Dann geschah etwas, das die Struktur der jungen Zeitung bis in ihre Grundfesten erschütterte. Jimmy, der populäre Gesellschaftsreporter der NZ , der für die vielbeachtete Klatschspalte zuständig war, wurde schwer krank. Jimmy war ein charmanter Bursche, der die Rolle des Gesellschaftsreporters perfekt ausfüllte und dem sich in München alle Türen öffneten. Vor allem die der Damenwelt. Und eine dieser Türen führte Jimmy in sein Verhängnis. Er infizierte sich mit AIDS und trotz Ausschöpfung aller damals bestehenden Therapiemöglichkeiten ging es mit ihm rapide bergab. Robert und Peter, die mit Jimmy befreundet waren und viel zusammen mit ihm unternommen hatten, besuchten ihn regelmäßig im Krankenhaus. Zum Schluss war der einst so attraktive und kraftstrotzende Mann zu einem Skelett abgemagert und so schwach, dass er nicht einmal mehr ohne fremde Hilfe aus seiner Schnabeltasse trinken konnte.

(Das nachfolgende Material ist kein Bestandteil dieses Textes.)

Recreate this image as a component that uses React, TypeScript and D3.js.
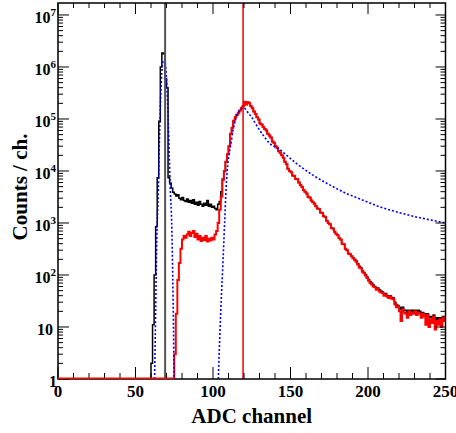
import React from "react";
import * as d3 from "d3";

// ---- data ----
const xDomain = [0, 250];
const yMin = 1;
const yMax = 1.7e7;
const xMajorTicks = [0, 50, 100, 150, 200, 250];
const yDecades = [0, 1, 2, 3, 4, 5, 6, 7];

// Total spectrum (black), channels 60..107
const blackStart = 60;
const blackHead = [
  2, 11, 100, 850, 7400, 90000, 1000000, 1850000, 1800000, 600000, 400000, 7400,
  5900, 4700, 3900, 3600, 3300, 3500, 3000, 2800, 3100, 2700, 2600, 2900, 2500, 2700,
  2400, 2800, 2300, 2500, 2200, 2600, 2300, 2100, 2400, 2200, 2700, 2100, 2300, 2000,
  2100, 1900, 1800, 2300, 2600, 4000, 7000, 10000,
];
// Selected spectrum (red), channels 75..107
const redStart = 75;
const redHead = [
  3, 18, 80, 170, 320, 480, 560, 520, 600, 680, 560, 640, 700, 540, 620, 480, 560, 450,
  520, 470, 560, 440, 500, 460, 520, 480, 600, 700, 1000, 1800, 3200, 6700, 9800,
];
// Channels 108..189 where both spectra coincide
const commonCounts = [
  15000, 21000, 30000, 52000, 68000, 92000, 108000, 120000, 132000, 145000, 160000,
  175000, 215000, 190000, 210000, 200000, 175000, 160000, 140000, 125000, 108000, 98000,
  82000, 78000, 70000, 64000, 60000, 52000, 48000, 44000, 37000, 35000, 30000, 28000,
  24000, 22500, 20000, 18000, 15000, 13500, 11000, 10000, 9500, 8200, 8000, 7000, 6900,
  6000, 5400, 5000, 4300, 4000, 3700, 3200, 3100, 2700, 2500, 2350, 2100, 1900, 1850,
  1600, 1550, 1350, 1300, 1100, 1000, 950, 800, 780, 680, 620, 580, 510, 480, 400, 390,
  320, 300, 260, 250, 230,
];
// Channels 190..249
const blackTail = [
  215, 200, 185, 165, 148, 140, 120, 112, 102, 92, 82, 74, 70, 64, 60, 56, 56, 52, 49, 47,
  43, 44, 40, 38, 40, 37, 36, 30, 27, 26, 24, 22, 24, 21, 21, 19, 21, 20, 21, 19, 21, 20,
  21, 20, 18, 19, 18, 16, 18, 15, 16, 15, 17, 14, 15, 14, 15, 13, 16, 15,
];
const redTail = [
  210, 195, 180, 160, 140, 135, 115, 108, 98, 88, 78, 70, 66, 60, 58, 52, 54, 48, 46, 45,
  40, 42, 38, 36, 39, 35, 34, 27, 24, 25, 20, 13, 22, 19, 18, 15, 20, 17, 19, 18, 20, 17,
  19, 18, 15, 18, 16, 11, 17, 10, 14, 12, 16, 9, 13, 11, 14, 10, 15, 13,
];

// Fit function (blue dotted), sampled
const fitPeak1X = [62.3, 63.0, 63.6, 64.2, 64.6, 65.2, 65.7, 66.3, 67.0, 67.8, 68.5, 69.2, 70.0, 70.6, 71.1, 71.8, 72.5, 73.3, 74.0, 74.5, 74.9];
const fitPeak1Y = [1, 20, 300, 1500, 3000, 20000, 80000, 300000, 800000, 1300000, 1400000, 1200000, 600000, 250000, 100000, 20000, 4000, 1100, 100, 10, 1];
const fitPeak2X = [103.4, 105, 106.5, 107.5, 108.5, 109.5, 110.5, 111.5, 113, 115.1, 117.3, 119.4, 121, 122.6, 125, 128, 132.3, 136.6, 143, 148.4, 153.8, 164.5, 175.3, 186, 196.7, 207.5, 218, 229, 240, 250];
const fitPeak2Y = [1, 20, 200, 1000, 5000, 13000, 22000, 32000, 62000, 110000, 148000, 162000, 155000, 132000, 108000, 76000, 49000, 34000, 26000, 19000, 14000, 8300, 5400, 3700, 2750, 2050, 1650, 1350, 1150, 1000];

// Marker lines
const markerGray = 69.1;
const markerRed = 119.4;

const xTitle = "ADC channel";
const yTitle = "Counts / ch.";

// ---- helpers ----
function buildHist(start: number, parts: number[][]): number[] {
  const arr = new Array(250).fill(0);
  let c = start;
  for (const p of parts) for (const v of p) { arr[c++] = v; }
  return arr;
}

const blackCounts = buildHist(blackStart, [blackHead, commonCounts, blackTail]);
const redCounts = buildHist(redStart, [redHead, commonCounts, redTail]);

const L = 58, R = 445.5, T = 3, B = 379;

export default function App() {
  const x = d3.scaleLinear().domain(xDomain).range([L, R]);
  const y = d3.scaleLog().domain([yMin, yMax]).range([B, T]).clamp(true);
  const yv = (v: number) => y(Math.max(v, yMin));

  const stepPath = (counts: number[]) => {
    const pts: [number, number][] = counts.map((v, i) => [i, v]);
    pts.push([250, counts[249]]);
    return d3
      .line<[number, number]>()
      .x((d) => x(d[0]))
      .y((d) => yv(d[1]))
      .curve(d3.curveStepAfter)(pts) as string;
  };

  const fitLine = d3
    .line<[number, number]>()
    .x((d) => x(d[0]))
    .y((d) => yv(d[1]))
    .curve(d3.curveMonotoneX);
  const fit1 = fitLine(fitPeak1X.map((v, i) => [v, fitPeak1Y[i]] as [number, number])) as string;
  const fit2 = fitLine(fitPeak2X.map((v, i) => [v, fitPeak2Y[i]] as [number, number])) as string;

  const xMinor = d3.range(0, 251, 10);
  const yMinor: number[] = [];
  for (const d of yDecades) {
    for (let m = 2; m <= 9; m++) {
      const v = m * Math.pow(10, d);
      if (v <= yMax) yMinor.push(v);
    }
  }

  const font = "'Liberation Serif', 'Times New Roman', serif";

  return (
    <svg width={456} height={433} style={{ position: "absolute", left: 0, top: 0, background: "#fff" }}>
      <defs>
        <clipPath id="plotclip">
          <rect x={L} y={T} width={R - L} height={B - T} />
        </clipPath>
      </defs>
      <rect x={0} y={0} width={456} height={433} fill="#fff" />
      <g clipPath="url(#plotclip)">
        <path d={stepPath(blackCounts)} fill="none" stroke="#000" strokeWidth={1.5} />
        <path d={stepPath(redCounts)} fill="none" stroke="#ff0000" strokeWidth={2} />
        <path d={fit1} fill="none" stroke="#0000ff" strokeWidth={1.6} strokeDasharray="2 2" />
        <path d={fit2} fill="none" stroke="#0000ff" strokeWidth={1.6} strokeDasharray="2 2" />
        <line x1={x(markerGray)} x2={x(markerGray)} y1={T} y2={B} stroke="#555" strokeWidth={2} />
        <line x1={x(markerRed)} x2={x(markerRed)} y1={T} y2={B} stroke="#ee0000" strokeWidth={1.5} />
      </g>
      {/* ticks */}
      <g stroke="#000" strokeWidth={1}>
        {xMinor.map((t) => {
          const major = t % 50 === 0;
          const len = major ? 12 : 6;
          return (
            <g key={"xt" + t}>
              <line x1={x(t)} x2={x(t)} y1={B} y2={B - len} />
              <line x1={x(t)} x2={x(t)} y1={T} y2={T + (major ? 11 : 5)} />
            </g>
          );
        })}
        {yDecades.map((d) => {
          const v = Math.pow(10, d);
          return (
            <g key={"yM" + d}>
              <line x1={L} x2={L + 11} y1={y(v)} y2={y(v)} />
              <line x1={R} x2={R - 10} y1={y(v)} y2={y(v)} />
            </g>
          );
        })}
        {yMinor.map((v, i) => (
          <g key={"ym" + i}>
            <line x1={L} x2={L + 5} y1={y(v)} y2={y(v)} />
            <line x1={R} x2={R - 5} y1={y(v)} y2={y(v)} />
          </g>
        ))}
      </g>
      <rect x={L} y={T} width={R - L} height={B - T} fill="none" stroke="#000" strokeWidth={1.5} />
      {/* red zero line on top of frame bottom */}
      <g clipPath="url(#plotclip)">
        <line x1={L} x2={x(redStart)} y1={B - 0.5} y2={B - 0.5} stroke="#ff0000" strokeWidth={2} />
      </g>
      {/* x labels */}
      <g fontFamily={font} fontWeight="bold" fontSize={17} textAnchor="middle">
        {xMajorTicks.map((t) => (
          <text key={"xl" + t} x={x(t)} y={397}>{t}</text>
        ))}
      </g>
      {/* y labels */}
      <g fontFamily={font} fontWeight="bold" fontSize={16} textAnchor="end">
        {yDecades.map((d) => {
          const yy = y(Math.pow(10, d)) + 8;
          if (d === 0) return <text key="yl0" x={57} y={yy}>1</text>;
          if (d === 1) return <text key="yl1" x={53} y={yy}>10</text>;
          return (
            <text key={"yl" + d} x={56} y={yy}>
              10<tspan fontSize={11} dy={-7}>{d}</tspan>
            </text>
          );
        })}
      </g>
      <text x={(L + R) / 2} y={423} fontFamily={font} fontWeight="bold" fontSize={21} textAnchor="middle">{xTitle}</text>
      <text transform={`translate(27,187) rotate(-90)`} fontFamily={font} fontWeight="bold" fontSize={21} textAnchor="middle">{yTitle}</text>
    </svg>
  );
}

Als Robert und Peter den sterbenden Jimmy einen Tag vor seinem Tod das letzte Mal besuchten, war dies nach ihrer einhelligen Ansicht das traumatischste Erlebnis ihres bisherigen Lebens.
Zwei Tage nach Jimmys Beerdigung bot Husoll Robert die vakante Stelle des Gesellschaftsreporters an. Robert sah gut aus, war charmant, parkettsicher und konnte unterhaltsam formulieren. Außerdem hatte er Jimmy oft begleitet und war in der Szene kein Unbekannter mehr. Für Robert war es der Traumjob schlechthin und er nahm ohne zu zögern an. Tatsächlich gelang es Robert in kurzer Zeit, nicht nur an Jimmys Popularität anzuknüpfen, sondern der Klatschspalte der NZ noch mehr Beachtung zu verschaffen und zu der unangefochtenen Nummer eins unter Münchens Gesellschaftsreportern zu werden.
Allerdings fehlte Robert ein Fotograf, der ihn auf seinen Streifzügen durch die Schickeria begleitete und der ein Gespür dafür hatte, wann er auf den Auslöser drücken musste.
In dieser Situation erinnerte sich Robert daran, dass sein Boxtrainer Ulli Petzold hauptberuflich für eine Detektei arbeitete und nach eigenem Bekunden vorwiegend mit Observationen beschäftigt war. Also konnte er mit einer Kamera umgehen. Robert erzählte Ulli von seiner Idee, als Fotograf für ihn und die NZ zu arbeiten und lud ihn ein, probeweise einmal zu einem Event der Schickeria mitzukommen und Bilder zu machen. Der Testlauf wurde ein voller Erfolg. Ulli schoss hervorragende Bilder und die Arbeit gefiel ihm.
Zwei Tage später wurde Ulli von Husoll als neuer Bildreporter der NZ eingestellt und ihm zugesagt, dass er seine Nebentätigkeit als Boxtrainer unverändert ausüben konnte.
Als Peter an diesem Sonntagvormittag im Redaktionsgebäude Ullis Fotostudio betrat, blickte ihn der Freund trübsinnig an.
„Was für eine unglaubliche Scheisse!“, sagte Ulli.
„Ja“, bestätigte Peter, „ich bin gespannt, was der Alte dazu sagt.“
Zeitungsleser erwarten von ihrem Blatt am Montag die gleiche Aktualität wie an den anderen Tagen. Deshalb wird in Verlagshäusern auch am Sonntag gearbeitet.